El sector de la atención a la dependencia, y especialmente
el empresarial dedicado al cuidado de personas mayores en centros de día y
residencias ha sufrido la crisis de una forma especial.
Ahora que parece que se atisba en el horizonte lo que podría
ser un pequeño amago de salida del túnel, muchos de los que han conseguido
llegar hasta aquí se estarán preguntando si no serán de esos desgraciados
destinados a morir el último día de la guerra.
Y es que la crisis ha tenido en nuestro sector efectos de
una perversión especial.
En los años en que la economía parecía ir bien los
empresarios decidieron invertir de manera importante en residencias y centros
de día.
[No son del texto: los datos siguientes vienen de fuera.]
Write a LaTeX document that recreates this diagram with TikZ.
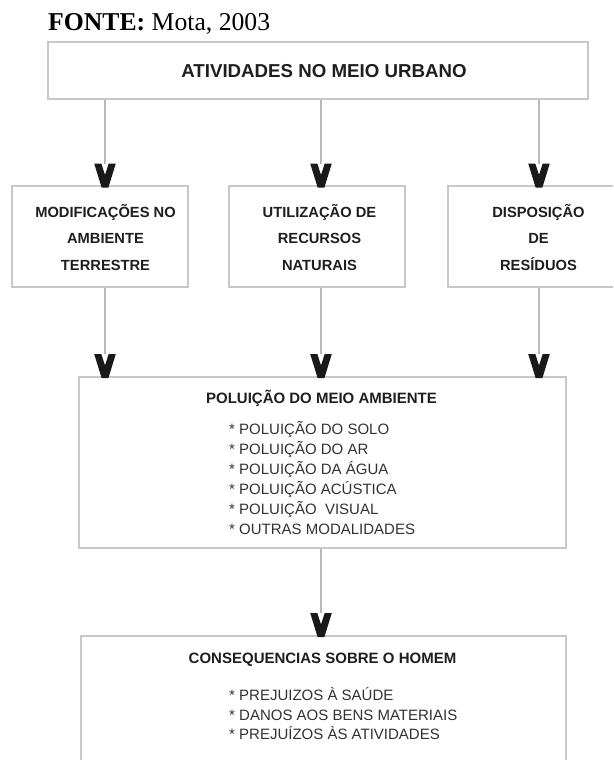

Los que ya las tenían mejoraron
sus equipamientos y, además entraron muchos
de diferente origen y tipología.
Al dinero barato, que animaba a invertir, se le unió en
nuestro caso la llamada de la Ley de Dependencia. Aquí iba a haber prestaciones para todos los
dependientes (alrededor de un millón), se iban a potenciar los servicios
(residencias, centros de día y SAD) por encima de unas excepcionales
prestaciones económicas y, además se mejoraría la calidad y la
profesionalización. Todo eso gracias al
maná de la dependencia que caería sobre nosotros en forma de miles de millones
de Euros que saldrían de… He tenido un lapsus, ¿De dónde tenían que
salir? ¡Ah!, ya me acuerdo: un tercio del estado otro de las comunidades
autónomas y el tercero del copago.
¿Qué ha quedado de todo eso en estos siete años?
Por el lado de la demanda, en muchos lugares de España, una
población que ha entendido que “lo de la dependencia” era “la paguilla”, o sea,
una cantidad de dinero para que el dependiente se quedase en su casa sin que
nadie comprobase cómo iba a ser cuidado o si iba a serlo.
Esa misma población ha visto que la Dependencia era “para
todos”, o sea que, con dinero o sin él se tenía derecho a obtener “algo”. Eso ha tenido un efecto muy pernicioso ya que
muchos dependientes que antes de la Ley pagaban el servicio que recibían aún a
costa de un esfuerzo importante. Ahora
ya no están dispuestos a cooperar de forma importante en el pago piensan que
“¿por qué? Si tengo derecho a la dependencia”.
Por supuesto que están equivocados; acaban sintiéndose frustrados y
engañados, pero por algún motivo, proyectan su frustración hacia las
residencias privadas acusándolas de cobrar demasiado. Esta es una de las herencias de la funesta
Ley.
La crisis ha empobrecido al eventual cliente privado y a las
administraciones de forma parecida. Por
eso, tanto uno como las otras exigen precios más bajos colocando a las
residencias en una situación desconocida:
plazas libres que no pagan y plazas ocupadas que tampoco pagan (o que
cuando lo hacen, lo hacen poco y tarde).
Por el lado de la oferta tenemos a unas residencias geriátricas públicas
gestionadas por la administración que continúan costando mucho más de lo que
cuestan las concertadas y un sector privado que ha ido incorporando en su
estructura de costes aumentos continuos de requisitos de funcionamiento (más
personal, más profesionales, normas de calidad, normas de seguridad…) y que,
durante buena parte de la crisis ha sido rehén de un convenio colectivo firmado
cuando parecía que las cosas no iban a romperse.
Ese es el cuadro con el que llegamos a la actualidad cuando,
si lees el periódico, parece que las cosas empiezan a cambiar para bien.
La mayor parte de las empresas han mantenido el empleo o lo
han reducido en mucha menor medida que otros sectores. Eso a costa de gastar
primero sus reservas, endeudarse lo que han podido y aportar capital adicional
de los socios.
La fe de los empresarios gerosasistenciales debería ser
valorada por parte de las administraciones de forma mucho más firme.
Cuando parece que la meta está a la vista, el sector de las
residencias parece un coche que lleva puesta la rueda de recambio, al volante
le cuelga un airbag ya utilizado, y, a pesar de todo, sigue adelante. La familia viaja confortablemente y sólo el
conductor ve que la situación es precaria y que, si la meta no llega pronto, el
viaje acabará abruptamente. Así está el
sector: ha mantenido la calidad del
servicio a los residentes y usuarios a costa de quitar todo lo que se podía
quitar pero, ahora queda poco por quitar.
Quizás sea ahora el momento en que las administraciones se
den cuenta de que hay que reconocer el esfuerzo realizado y relajar algo el
lazo del cuello de las residencias. No
sea que algunas lleguen a la meta y tengan que ir directamente al desguace.